Para que o Cariri se torne um destino nacional do turismo ecológico, arrisco dizer que falta divulgação, campanha publicitária, a venda desse destino, inclusive dentro do próprio Ceará. A região conta com uma estrutura de hotelaria, estabelecimentos de gastronomia, além de um aeroporto com voos diários para Fortaleza, Recife e São Paulo e que fica a cerca de 20 km das principais trilhas.
O Instituto Chico Mendes da Biodiversidade percebe esse potencial e lançou edital para que as trilhas sejam adotadas. As instituições que adotarem as trilhas poderão explorar nelas espaço de publicidade, feito o que já acontece com praças adotadas nas cidades.

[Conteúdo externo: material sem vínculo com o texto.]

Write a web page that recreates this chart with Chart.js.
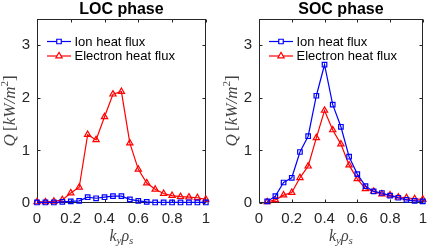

A essência do Cariri está nas matas
Mas fazer uma trilha é muito mais do que se refugiar num espaço verde, para se desestressar um pouco do cinza das cidades. As trilhas permitem contato com a água cristalina que brota na encosta da Chapada do Araripe e também a observação da flora e de animais endêmicos, como é o soldadinho-do-araripe, de asas alvinegras e a bela crista vermelha.
As trilhas do Cariri são um caminho também para descobrir uma região de culinária saborosa e uma história ancestral. O Cariri é o berço nordestino dos fósseis e, por causa do isolamento geográfico, mantém tradições na música, na dança, nas artes e até na forma de falar.
Este autor é um tardio apaixonado por trilhas. Após viver uma década no Cariri, comecei enfim a trilhar esses caminhos da natureza e posso garantir: uma trilha é também um encontro consigo mesmo. É uma oportunidade de se desafiar, de conversar sozinho (por que não?), de dividir um objetivo com os amigos, já que na trilha é comum que um trilheiro apoie o outro moral e fisicamente.
As trilhas do Cariri são um caminho para o próprio universo particular, diria um trilheiro que arrisca a filosofia entre as árvores e o próprio silêncio.